Let me mention three after this first day of the summit.

First of all, Ban Ki-moon, secretary-general of the UN, clearly pointed to the need to look beyond poverty and tackle inequality, development and environmental problems.

Secondly, Supachai Panitchpakdi, head of UNCTAD, said: ‘Countries should be allowed to determine their own destiny, as well as their policies and spending, in line with local needs and conditions. Historically, this has been the experience of all industrialized nations, and this is still relevant today’. He then pointed to the need to reposition the MDGs in a broader development framework.
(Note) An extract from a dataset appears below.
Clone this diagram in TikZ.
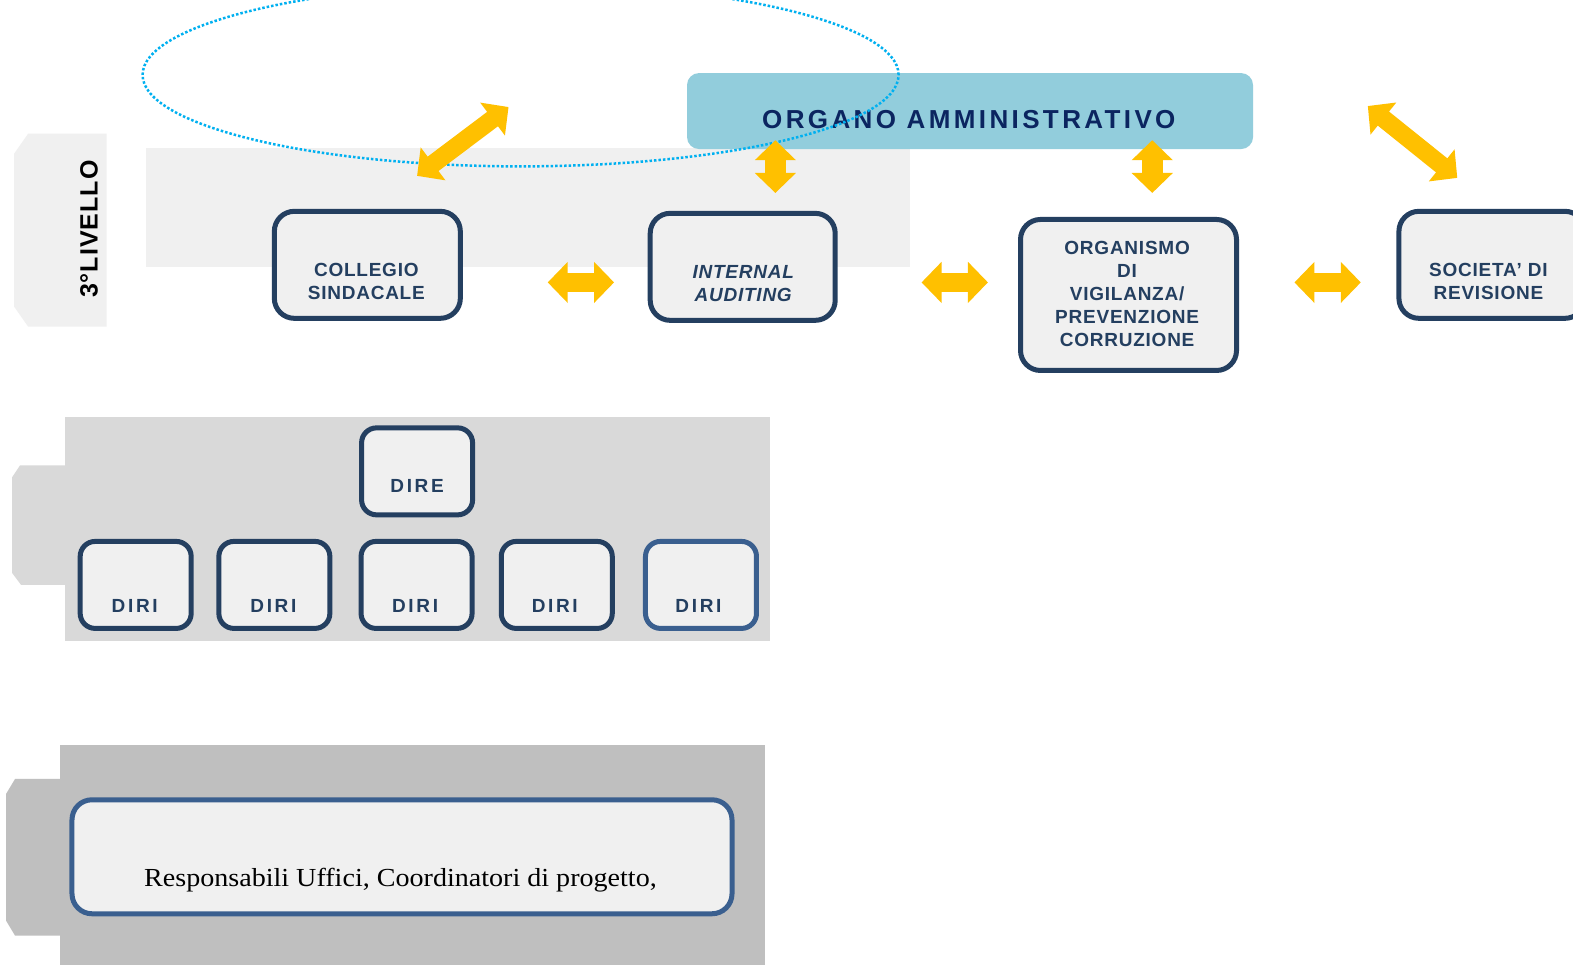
\documentclass[tikz,border=0pt]{standalone}
\usepackage{fontspec}
\setmainfont{Liberation Serif}
\newfontfamily\lblfont[LetterSpace=4]{Liberation Sans}
\newfontfamily\dirfont[LetterSpace=14]{Liberation Sans}
\newfontfamily\orgfont[LetterSpace=13]{Liberation Sans}
\newfontfamily\livfont[LetterSpace=4]{Liberation Sans}
\newfontfamily\respfont[FakeStretch=1.08]{Liberation Serif}
\usetikzlibrary{arrows.meta}
\definecolor{navy}{HTML}{243F60}
\definecolor{navytext}{HTML}{243F60}
\definecolor{orgtext}{HTML}{0B2560}
\definecolor{orgfill}{HTML}{92CDDC}
\definecolor{ayellow}{HTML}{FFC000}
\definecolor{ellblue}{HTML}{00B0F0}
\definecolor{bandA}{HTML}{F0F0F0}
\definecolor{bandB}{HTML}{D9D9D9}
\definecolor{bandC}{HTML}{BFBFBF}
\definecolor{boxfill}{HTML}{F0F0F0}
\definecolor{lightnavy}{HTML}{3A5F8F}
\tikzset{
  bigbox/.style={draw=navy, line width=5bp, fill=boxfill, rounded corners=20bp, inner sep=0pt},
  smallbox/.style={draw=navy, line width=5bp, fill=boxfill, rounded corners=15bp, inner sep=0pt, minimum width=111bp, minimum height=87bp},
  lbl/.style={inner sep=0pt, align=center, text=navytext, font=\lblfont\fontsize{19bp}{23bp}\selectfont\bfseries},
  dirlbl/.style={inner sep=0pt, text=navytext, font=\dirfont\fontsize{19bp}{23bp}\selectfont\bfseries},
  yarrow/.style={draw=ayellow, line cap=butt, {Triangle[width=40bp,length=20bp]}-{Triangle[width=40bp,length=20bp]}},
}
\begin{document}
\begin{tikzpicture}[x=1.005bp,y=-1.005bp]
\clip (0,0) rectangle (1565.17,959.2);
\fill[white] (0,0) rectangle (1565.17,959.2);
% 3rd level band
\fill[bandA] (145,147) rectangle (905,266);
\fill[bandA] (28,133) -- (106,133) -- (106,325) -- (28,325) -- (14,305) -- (14,153) -- cycle;
\node[rotate=90, inner sep=0pt, font=\livfont\fontsize{25bp}{28bp}\selectfont\bfseries] (liv) at (88.5,228) {3°LIVELLO};
% middle band
\fill[bandB] (65,415) rectangle (766,638);
\fill[bandB] (20,463) -- (66,463) -- (66,582) -- (21,582) -- (12,570) -- (12,475) -- cycle;
% bottom band
\fill[bandC] (60,741) rectangle (761,964);
\fill[bandC] (15,775) -- (61,775) -- (61,931) -- (15,931) -- (6,916) -- (6,790) -- cycle;

% top boxes
\node[fill=orgfill, rounded corners=12bp, minimum width=566bp, minimum height=76bp, inner sep=0pt] (org) at (965.2,110.5) {};
\node[inner sep=0pt, text=orgtext, font=\orgfont\fontsize{26bp}{28bp}\selectfont\bfseries] (orgt) at (964,118.5) {ORGANO AMMINISTRATIVO};

\node[bigbox, minimum width=186bp, minimum height=107bp] (coll) at (365.5,263.5) {};
\node[lbl] (collt) at (364.5,280) {COLLEGIO\\SINDACALE};
\node[bigbox, minimum width=185bp, minimum height=107bp] (inta) at (739,265.5) {};
\node[lbl, font=\lblfont\fontsize{19bp}{23bp}\selectfont\bfseries\itshape] (intat) at (739.5,282) {INTERNAL\\AUDITING};
\node[bigbox, minimum width=216bp, minimum height=151bp] (odv) at (1122.9,293.5) {};
\node[lbl] (odvt) at (1121.5,292.5) {ORGANISMO\\DI\\VIGILANZA/\\PREVENZIONE\\CORRUZIONE};
\node[bigbox, minimum width=186bp, minimum height=107bp] (soc) at (1484.5,263.5) {};
\node[lbl] (soct) at (1481,280) {SOCIETA’ DI\\REVISIONE};

% middle boxes
\node[smallbox] (dire) at (415,469) {};
\node[dirlbl] (diret) at (415,484) {DIRE};
\node[smallbox] (diri1) at (135,582) {};
\node[smallbox] (diri2) at (273,582) {};
\node[smallbox] (diri3) at (414.5,582) {};
\node[smallbox] (diri4) at (554,582) {};
\node[smallbox, draw=lightnavy] (diri5) at (697.5,582) {};
\node[dirlbl] (diri1t) at (134,603) {DIRI};
\node[dirlbl] (diri2t) at (272,603) {DIRI};
\node[dirlbl] (diri3t) at (413,603) {DIRI};
\node[dirlbl] (diri4t) at (552,603) {DIRI};
\node[dirlbl] (diri5t) at (695,603) {DIRI};

% bottom box
\node[draw=lightnavy, line width=5bp, fill=boxfill, rounded corners=20bp, minimum width=660bp, minimum height=114bp, inner sep=0pt] (resp) at (400,852.5) {};
\node[inner sep=0pt, anchor=base, font=\respfont\fontsize{26bp}{28bp}\selectfont] (respt) at (398.5,882.5) {Responsabili Uffici, Coordinatori di progetto,};

% dotted ellipse
\draw[ellblue, line width=2.5bp, dash pattern=on 2.5bp off 2bp] (518,74.5) ellipse [x radius=378bp, y radius=91.5bp];

% yellow block arrows
\coordinate (h1a) at (545,281); \coordinate (h1b) at (611,281);
\coordinate (h2a) at (917,281); \coordinate (h2b) at (983,281);
\coordinate (h3a) at (1288,281); \coordinate (h3b) at (1354,281);
\coordinate (v1a) at (771.5,139.5); \coordinate (v1b) at (771.5,192);
\coordinate (v2a) at (1146.5,139.5); \coordinate (v2b) at (1146.5,192);
\coordinate (d1a) at (415,175); \coordinate (d1b) at (506,106.5);
\coordinate (d2a) at (1361,105.5); \coordinate (d2b) at (1450,177);
\draw[yarrow, line width=19bp] (h1a) -- (h1b);
\draw[yarrow, line width=19bp] (h2a) -- (h2b);
\draw[yarrow, line width=19bp] (h3a) -- (h3b);
\draw[yarrow, line width=21bp] (v1a) -- (v1b);
\draw[yarrow, line width=21bp] (v2a) -- (v2b);
\draw[yarrow, line width=18bp] (d1a) -- (d1b);
\draw[yarrow, line width=18bp] (d2a) -- (d2b);
\end{tikzpicture}
\end{document}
And finally, Nicolas Sarkozy, who said the world needed global taxes. Now, obviously, the tax Sarkozy envisages will not be able to solve all problems. In his eyes, it is only to help meet the MDGs and reduce poverty; Sarkozy does not consider development or inequality. Nevertheless, it is very important that a head of state, and future chairman of the G20 and the G8, officially asks for global taxes.

This summit is an excellent opportunity to stress once again the different demands of several UN organizations and of civil society: policy space, global taxes, a focus on economic and social development, the need for environmental justice. If these can become the points on which all development partners, including the NGOs, work in the coming years, then yes, this summit will have been extremely useful.

The debate goes far beyond poverty and aid. Too often, people in rich countries forget that the rights they so rightly claim for themselves are rights that people in other countries are also entitled to. All too often, it seems as if charity and philanthropy are all the third world needs, because that is what people in rich countries are ready to give.

But the example of Pakistan, and the need for humanitarian aid there, clearly shows that more is needed. Is it acceptable that the survival of millions of people depends on the willingness of individual citizens in rich countries to give some money? We all say ‘no’, but then we also need to think further and envisage structural and centralized ways of providing help, for natural catastrophes as well as for the provision of global public goods.

We should therefore look beyond Millennium Development Goals, poverty and traditional aid, and start a serious debate on how to organize the future global cooperation.